No, no really!  I do.  I like the borrowed punk music and the arhythmic hammering.  The loud cars I could do with out, I guess -- oh look, there goes one now.  Better go make sure the baby’s still asleep.

She is, miraculously.  She’s finally seeming to get used to the close quarters of affordable urban life.  I wish I could!  Maybe it’s reminding her of her first home, a tight little cocoon surrounded by the constant swish of blood and crush of noisy organs screaming out their daily grind.  The city is just one giant body, our own womb, noisy with the flow of arteries and the deafening beats of life.

Sometimes I feel smothered by all the noise and people and the fact that I can hear the intimate details of the lives of strangers.  And sometimes I feel exposed with the knowledge they can hear all of our fun moments too, like when the baby cries at 4 am or when I fall out of my dancer pose as I attempt a little livingroom yoga (because who has time to go to a real yoga studio!?).  

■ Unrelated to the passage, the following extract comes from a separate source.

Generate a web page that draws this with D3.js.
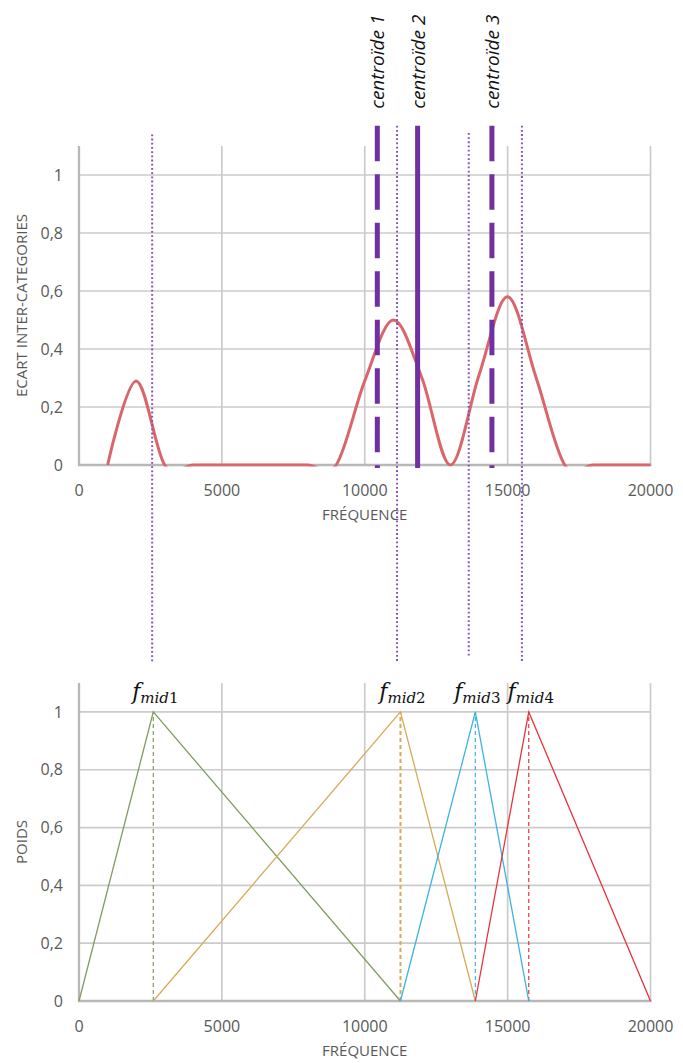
<!DOCTYPE html>
<html>
<head>
<meta charset="utf-8">
<script src="https://cdn.jsdelivr.net/npm/d3@7"></script>
<style>
  html, body { margin: 0; padding: 0; background: #fff; }
  svg { display: block; }
</style>
</head>
<body>
<svg id="chart" width="683" height="1063"></svg>
<script>
// ---- top chart: inter-category gap along frequency ----
const freqs = [1000, 2000, 3000, 4000, 5000, 6000, 7000, 8000, 9000, 10000,
               11000, 12000, 13000, 14000, 15000, 16000, 17000, 18000, 19000, 20000];
const ecart = [0, 0.29, 0, 0, 0, 0, 0, 0, 0, 0.29,
               0.50, 0.30, 0, 0.31, 0.58, 0.30, 0, 0, 0, 0];

// centroid positions (Hz) and their label/style
const centroidFreqs = [10440, 11850, 14450];
const centroidNames = ["centroïde 1", "centroïde 2", "centroïde 3"];
const centroidDashed = [true, false, true];
const centroidSpan = [-0.01, 1.17];

// dotted guides linking both charts (Hz, top/bottom in top-chart units)
const guideFreqs = [2560, 11130, 13640, 15500];
const guideTops = [1.14, 1.17, 1.145, 1.17];
const guideBottoms = [-0.68, -0.68, -0.665, -0.68];

// ---- bottom chart: triangular weighting bands ----
const bandEdges = [0, 2600, 11250, 13870, 15740, 20000];
const bandIndex = ["1", "2", "3", "4"];
const bandColors = ["#7f9e5e", "#d6ab58", "#3db3e3", "#e8323a"];

// axis ticks
const xTicks = [0, 5000, 10000, 15000, 20000];
const yTicks = [0, 0.2, 0.4, 0.6, 0.8, 1];

const svg = d3.select("#chart");
svg.append("rect").attr("width", 683).attr("height", 1063).attr("fill", "#fff");

const x = d3.scaleLinear().domain([0, 20000]).range([79, 650.5]);
const yTop = d3.scaleLinear().domain([0, 1.1]).range([465, 146]);
const yBot = d3.scaleLinear().domain([0, 1.1]).range([1001, 683]);

const fmtY = d => d === 0 ? "0" : (d === 1 ? "1" : d3.format(".1f")(d).replace(".", ","));
const FONT = "'Open Sans', 'Noto Sans', sans-serif";
const GRID = "#cbcbcb";
const AXIS = "#b8b8b8";
const TXT = "#595959";

function frame(y, yTitle, prefix) {
  const g = svg.append("g").attr("class", prefix + "-frame");
  // horizontal gridlines
  g.selectAll("line.h").data(yTicks.filter(d => d > 0)).join("line")
    .attr("x1", x(0)).attr("x2", x(20000))
    .attr("y1", d => y(d)).attr("y2", d => y(d))
    .attr("stroke", GRID).attr("stroke-width", 1.7);
  // vertical gridlines
  g.selectAll("line.v").data(xTicks.filter(d => d > 0)).join("line")
    .attr("x1", d => x(d)).attr("x2", d => x(d))
    .attr("y1", y(0)).attr("y2", y(1.1))
    .attr("stroke", GRID).attr("stroke-width", 1.7);
  // axis lines
  g.append("line").attr("x1", x(0)).attr("x2", x(0)).attr("y1", y(0) + 1).attr("y2", y(1.1))
    .attr("stroke", AXIS).attr("stroke-width", 2.3);
  g.append("line").attr("x1", x(0) - 1).attr("x2", x(20000) + 1).attr("y1", y(0)).attr("y2", y(0))
    .attr("stroke", AXIS).attr("stroke-width", 2.3);
  // tick labels
  g.selectAll("text.yt").data(yTicks).join("text")
    .attr("x", 63).attr("y", d => y(d)).attr("dy", "0.35em")
    .attr("text-anchor", "end").attr("font-family", FONT).attr("font-size", 16)
    .attr("fill", TXT).text(fmtY);
  g.selectAll("text.xt").data(xTicks).join("text")
    .attr("x", d => x(d)).attr("y", y(0) + 25).attr("dy", "0.35em")
    .attr("text-anchor", "middle").attr("font-family", FONT).attr("font-size", 16)
    .attr("fill", TXT).text(d => d);
  // axis titles
  g.append("text").attr("x", (x(0) + x(20000)) / 2).attr("y", y(0) + 50).attr("dy", "0.35em")
    .attr("text-anchor", "middle").attr("font-family", FONT).attr("font-size", 15)
    .attr("fill", TXT).text("FRÉQUENCE");
  g.append("text")
    .attr("transform", `translate(22,${(y(0) + y(1.1)) / 2}) rotate(-90)`)
    .attr("dy", "0.35em").attr("text-anchor", "middle").attr("font-family", FONT)
    .attr("font-size", 15).attr("fill", TXT).text(yTitle);
}

frame(yTop, "ECART INTER-CATEGORIES", "top");
frame(yBot, "POIDS", "bot");

// ---- top chart curve (smoothed, clipped at the axis) ----
svg.append("clipPath").attr("id", "clipTop").append("rect")
  .attr("x", x(0)).attr("y", yTop(1.1)).attr("width", x(20000) - x(0) + 2)
  .attr("height", yTop(0) - yTop(1.1) + 1.6);

const curveLine = d3.line()
  .x((d, i) => x(freqs[i]))
  .y(d => yTop(d))
  .curve(d3.curveCardinal.tension(0));

svg.append("path").attr("clip-path", "url(#clipTop)")
  .attr("d", curveLine(ecart))
  .attr("fill", "none").attr("stroke", "#d9666a").attr("stroke-width", 3)
  .attr("stroke-linejoin", "round");

// dotted guides
svg.selectAll("line.guide").data(guideFreqs).join("line")
  .attr("x1", d => x(d)).attr("x2", d => x(d))
  .attr("y1", (d, i) => yTop(guideTops[i])).attr("y2", (d, i) => yTop(guideBottoms[i]))
  .attr("stroke", "#8650c0").attr("stroke-width", 2).attr("stroke-dasharray", "1.8,2.4");

// centroid bars
svg.selectAll("line.centroid").data(centroidFreqs).join("line")
  .attr("x1", d => x(d)).attr("x2", d => x(d))
  .attr("y1", yTop(centroidSpan[1])).attr("y2", yTop(centroidSpan[0]))
  .attr("stroke", "#7030a0").attr("stroke-width", 5)
  .attr("stroke-dasharray", (d, i) => centroidDashed[i] ? "35.5,13" : null);

svg.selectAll("text.centroid").data(centroidFreqs).join("text")
  .attr("transform", d => `translate(${x(d) + 7},${yTop(centroidSpan[1]) - 17}) rotate(-90)`)
  .attr("font-family", FONT).attr("font-style", "italic").attr("font-size", 19)
  .attr("fill", "#111").text((d, i) => centroidNames[i]);

// ---- bottom chart: triangles and centre markers ----
const bands = bandIndex.map((name, k) => ({
  name, color: bandColors[k],
  pts: [[bandEdges[k], 0], [bandEdges[k + 1], 1], [bandEdges[k + 2], 0]]
}));

const triLine = d3.line().x(d => x(d[0])).y(d => yBot(d[1]));

svg.selectAll("line.mid").data(bands).join("line")
  .attr("x1", d => x(d.pts[1][0])).attr("x2", d => x(d.pts[1][0]))
  .attr("y1", yBot(0)).attr("y2", yBot(1))
  .attr("stroke", d => d.color).attr("stroke-width", (d, i) => i === 1 ? 2 : 1.2)
  .attr("stroke-dasharray", "4,3");

svg.selectAll("path.band").data(bands).join("path")
  .attr("d", d => triLine(d.pts))
  .attr("fill", "none").attr("stroke", d => d.color).attr("stroke-width", 1.3);

// centre labels  f_mid k
const SERIF = "'DejaVu Serif', 'Liberation Serif', serif";
const lab = svg.selectAll("text.fmid").data(bands).join("text")
  .attr("x", d => x(d.pts[1][0]) + 2).attr("y", yBot(1) - 13)
  .attr("text-anchor", "middle").attr("font-family", SERIF).attr("fill", "#111");
lab.append("tspan").attr("font-style", "italic").attr("font-size", 22).text("f");
lab.append("tspan").attr("font-style", "italic").attr("font-size", 15).attr("dy", 4).text("mid");
lab.append("tspan").attr("font-size", 15).text(d => d.name);
</script>
</body>
</html>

But sometimes I do see it in a better light.  Those moments when the hammering next door seems to line up perfectly with the punk music on the other side.  When the muffler-less cars sound like they’re at least 3 blocks away and heading in the other direction.  When the sky is blue and the mountains white and the leafless branches of early spring let all of the glorious sunlight through.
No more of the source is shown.